Videos show children being restrained by employees at Shadow Mountain Behavioral Health; they’re part of a BuzzFeed investigation into alleged abuse and misconduct at the Tulsa center.
Since the videos have come out, many people have said they, too, either witnessed or endured abuse; but one child psychiatrist said it’s much bigger than just Shadow Mountain.
The allegations of abuse and misconduct at a Tulsa mental health facility for children have some people outraged - taking to social media, sharing their stories and asking for something to be done.
Dr. Sarah Coffey, a child and adolescent psychiatrist with OU-Tulsa, says it’s more than just one facility.
"I've been working here as a child psychiatrist in Oklahoma since 2014, and I'm certainly aware of the lack of resources here in Oklahoma as well as the decreased funding to kind of help support mental health really across the spectrum of care delivery," she said.
According to the Oklahoma Department of Mental Health and Substance Abuse Services, we rank third in the nation for mental illness in adults. The state does not list statistics involving children.
Many of those suffering do not receive adequate treatment.
Coffey said there is a laundry list of factors to the problem, including a lack of training, limited funding, and a lack of resources.
"Quite often there's a lot of turnover, so you have a lot of people that are not trauma-informed working with kids - you might have people that have their own mental health or emotional difficulties that they are struggling with, and, quite frankly, they are probably not adequately supported to really manage the degree of complexity of the children that are on the inpatient ward," Coffey said.
These issues result in instances of possible abuse or mistreatment.

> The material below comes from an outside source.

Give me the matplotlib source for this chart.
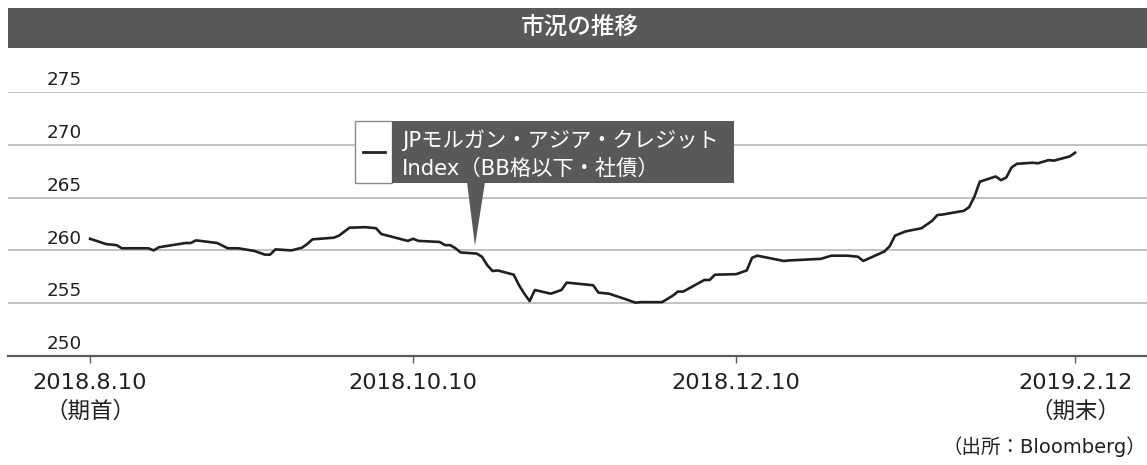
import matplotlib
matplotlib.use("Agg")
import matplotlib.pyplot as plt
from matplotlib.patches import Rectangle, Polygon
import pandas as pd

FAM = ['DejaVu Sans', 'Noto Sans CJK JP']
plt.rcParams['font.family'] = FAM

# ---- data ----
dates = [
    "2018-08-10", "2018-08-13", "2018-08-15", "2018-08-16", "2018-08-21", "2018-08-22",
    "2018-08-23", "2018-08-28", "2018-08-29", "2018-08-30", "2018-09-03", "2018-09-05",
    "2018-09-07", "2018-09-10", "2018-09-12", "2018-09-13", "2018-09-14", "2018-09-17",
    "2018-09-19", "2018-09-20", "2018-09-21", "2018-09-25", "2018-09-26", "2018-09-28",
    "2018-10-01", "2018-10-03", "2018-10-04", "2018-10-09", "2018-10-10", "2018-10-11",
    "2018-10-15", "2018-10-16", "2018-10-17", "2018-10-18", "2018-10-19", "2018-10-22",
    "2018-10-23", "2018-10-24", "2018-10-25", "2018-10-26", "2018-10-29", "2018-10-30",
    "2018-10-31", "2018-11-01", "2018-11-02", "2018-11-05", "2018-11-07", "2018-11-08",
    "2018-11-11", "2018-11-13", "2018-11-14", "2018-11-16", "2018-11-19", "2018-11-21",
    "2018-11-22", "2018-11-26", "2018-11-28", "2018-11-29", "2018-11-30", "2018-12-04",
    "2018-12-05", "2018-12-06", "2018-12-10", "2018-12-12", "2018-12-13", "2018-12-14",
    "2018-12-17", "2018-12-19", "2018-12-20", "2018-12-26", "2018-12-28", "2018-12-31",
    "2019-01-02", "2019-01-03", "2019-01-07", "2019-01-08", "2019-01-09", "2019-01-11",
    "2019-01-14", "2019-01-16", "2019-01-17", "2019-01-18", "2019-01-22", "2019-01-23",
    "2019-01-24", "2019-01-25", "2019-01-28", "2019-01-29", "2019-01-30", "2019-01-31",
    "2019-02-01", "2019-02-04", "2019-02-05", "2019-02-07", "2019-02-08", "2019-02-11",
    "2019-02-12",
]
values = [
    261.1, 260.6, 260.5, 260.2, 260.2, 260.0,
    260.3, 260.7, 260.7, 260.95, 260.7, 260.2,
    260.2, 259.95, 259.6, 259.6, 260.1, 260.0,
    260.25, 260.6, 261.05, 261.2, 261.4, 262.15,
    262.2, 262.1, 261.55, 260.9, 261.1, 260.9,
    260.8, 260.5, 260.5, 260.2, 259.8, 259.7,
    259.4, 258.6, 258.05, 258.1, 257.7, 256.7,
    255.9, 255.2, 256.25, 255.9, 256.25, 256.95,
    256.8, 256.7, 256.0, 255.9, 255.4, 255.05,
    255.1, 255.1, 255.7, 256.1, 256.1, 257.2,
    257.2, 257.7, 257.75, 258.1, 259.3, 259.5,
    259.2, 259.0, 259.05, 259.2, 259.5, 259.5,
    259.4, 259.0, 259.9, 260.4, 261.4, 261.8,
    262.1, 262.8, 263.35, 263.4, 263.75, 264.1,
    265.1, 266.5, 267.0, 266.65, 266.9, 267.85,
    268.2, 268.3, 268.25, 268.55, 268.5, 268.9,
    269.25,
]
yticks = [250, 255, 260, 265, 270, 275]
xtick_dates = ["2018-08-10", "2018-10-10", "2018-12-10", "2019-02-12"]
xtick_labels = ["2018.8.10\n（期首）", "2018.10.10", "2018.12.10", "2019.2.12\n（期末）"]
series_name = "JPモルガン・アジア・クレジット\nIndex（BB格以下・社債）"
title = "市況の推移"
source = "（出所：Bloomberg）"

# ---- figure ----
W, H = 1147, 465
fig = plt.figure(figsize=(W / 100, H / 100), dpi=100)

def fx(px):
    return px / W

def fy(py):
    return 1 - py / H

AX_L, AX_R = 8, 1147
ax = fig.add_axes([fx(AX_L), fy(356), fx(AX_R) - fx(AX_L), fy(92) - fy(356)])
x = pd.to_datetime(dates)
ax.plot(x, values, color="#231f20", lw=1.9, solid_joinstyle="round", zorder=3)

ax.set_ylim(250, 275)
ax.set_xlim(pd.Timestamp("2018-07-25 12:00"), pd.Timestamp("2019-02-25 14:00"))

label_x = (47 - AX_L) / (AX_R - AX_L)
for v in yticks:
    if v != yticks[0]:
        ax.axhline(v, color="#bdbdbd", lw=1.3, zorder=1)
    ax.annotate(str(v), xy=(label_x, v), xycoords=("axes fraction", "data"),
                xytext=(0, 2.0), textcoords="offset points",
                ha="left", va="bottom", fontsize=13.2, color="#231f20", clip_on=False)

ax.set_yticks([])
for s in ["left", "right", "top"]:
    ax.spines[s].set_visible(False)
ax.spines["bottom"].set_color("#5a5a5a")
ax.spines["bottom"].set_linewidth(1.6)

ax.set_xticks(pd.to_datetime(xtick_dates))
ax.set_xticklabels(xtick_labels, fontsize=16.2, color="#231f20", linespacing=1.45, va="top")
ax.tick_params(axis="x", length=5, width=1.0, color="#5a5a5a", pad=7)

# title bar
fig.patches.append(Rectangle((fx(8), fy(48)), fx(1147) - fx(8), fy(8) - fy(48),
                             transform=fig.transFigure, facecolor="#58595b", edgecolor="none"))
fig.text(fx(580), fy(27), title, ha="center", va="center", color="white", fontsize=17,
         family=['Noto Sans CJK JP'], fontweight="medium")

# callout legend
fig.patches.append(Rectangle((fx(355), fy(183)), fx(392) - fx(355), fy(121) - fy(183),
                             transform=fig.transFigure, facecolor="white", edgecolor="#8a8a8a", lw=1.0,
                             zorder=5))
fig.patches.append(Rectangle((fx(392), fy(183)), fx(734) - fx(392), fy(121) - fy(183),
                             transform=fig.transFigure, facecolor="#58595b", edgecolor="none", zorder=5))
fig.patches.append(Polygon([(fx(467), fy(182)), (fx(485), fy(182)), (fx(475), fy(246))],
                           closed=True, transform=fig.transFigure, facecolor="#58595b",
                           edgecolor="none", zorder=5))
fig.lines.append(plt.Line2D([fx(363), fx(385)], [fy(152), fy(152)], transform=fig.transFigure,
                            color="#231f20", lw=2.0, zorder=6))
fig.text(fx(402), fy(154), series_name, ha="left", va="center", color="white", fontsize=15.3,
         linespacing=1.42, zorder=6)

fig.text(fx(1146), fy(447), source, ha="right", va="center", color="#231f20", fontsize=14)

fig.savefig("out.png", dpi=100)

"When there's a lot of chaos within these facilities, whenever there's a lot of staff turnover, it can be re-traumatizing for a variety of different reasons," Coffey said. “There are certain things that can be inexcusable and we need to do better to protect our youth."
Coffey said while many say Shadow Mountain should close, she points out facilities like this are the only ones who provide in-patient care for those most at risk.